Can I be completely honest with myself and still be a Christian? - part V


So I have to take some time off to go and study what this Christ said. (Like I haven't done this a zillion times already, yet here I am again still. Geesh!)

But I can make some preamble discussion points that I’ve already discovered from past research that I just can't hardly question any further. These basically are as follows:

Jesus the Jew was not an urban myth.

The Jesus of Nazareth tale is not a hoax. Nor is it an ex post facto fabrication of a group of fishermen turned religious zealots. Nor was it a simple exaggeration into the miraculous of common day events. He did exist in history and he did walk the course of miles and miles from one town to the next and back again in the Galilee region around 30 A.D. preaching revolutionary ideas and performing what appeared to be miracles to the crowds that followed him.

There's just been too much serious serious research effort and studies done walking and tracing the paths that Jesus of Nazareth walked. I've read about half of Edersheim's Life and Times of Jesus the Messiah published in 1885 and this is a monumental publication of known research efforts. It’s totally amazing to me how every step and saying has been ad infinitum compared to the culture and geography of the time and mapped out over and over again.

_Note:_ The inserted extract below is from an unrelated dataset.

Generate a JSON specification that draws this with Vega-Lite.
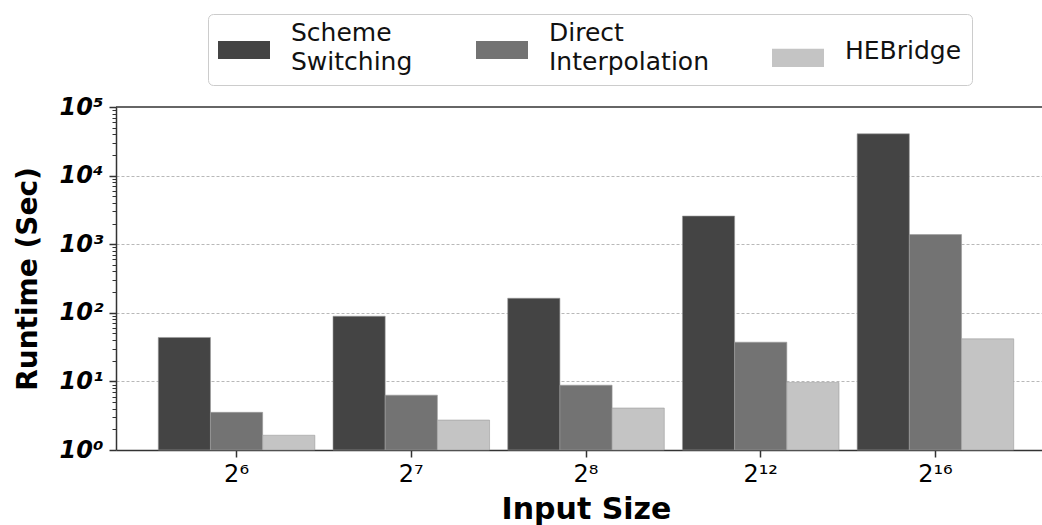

To make a cheap argument that Jesus never existed is intellectually lazy and intentionally self-deceptive at best -even when presented from pseudo-experts in a pseudo-documentary.

The documentation we have about Jesus Christ is reliable.

Again, there's just too much research that's been done on this. (I don't even begin to have to energy to go and try to disprove or prove any of the New Testament starting from myself.)

I can at least go back and read the biographies (gospels) written by Matthew and Mark and Luke and John and be satisfied that I am reading the words that this special guy named Jesus actually said to these people at the time.

Myth of CertaintyAgain, ultimately I could be wrong. I could always be wrong. But I think I can be at peace enough, given the studies done by others, that I don't have to keep going back to the fundamental questions of "how do you know Jesus even existed?" and "how do you know the writing we have of him aren’t frauds?"

I think I can safely study the words of Jesus to see what he said.

I'd much rather all this be obvious. But it's not.

I'd much rather also that I could "know for sure" when I conclude things, but unfortunately, I must admit, that I will always be open to the idea that I may be wrong - whatever a viewpoint I take. That sucks.

But I didn't create this situation. I'm only a creature within it - standing upon a desert isle looking around to see what I can find.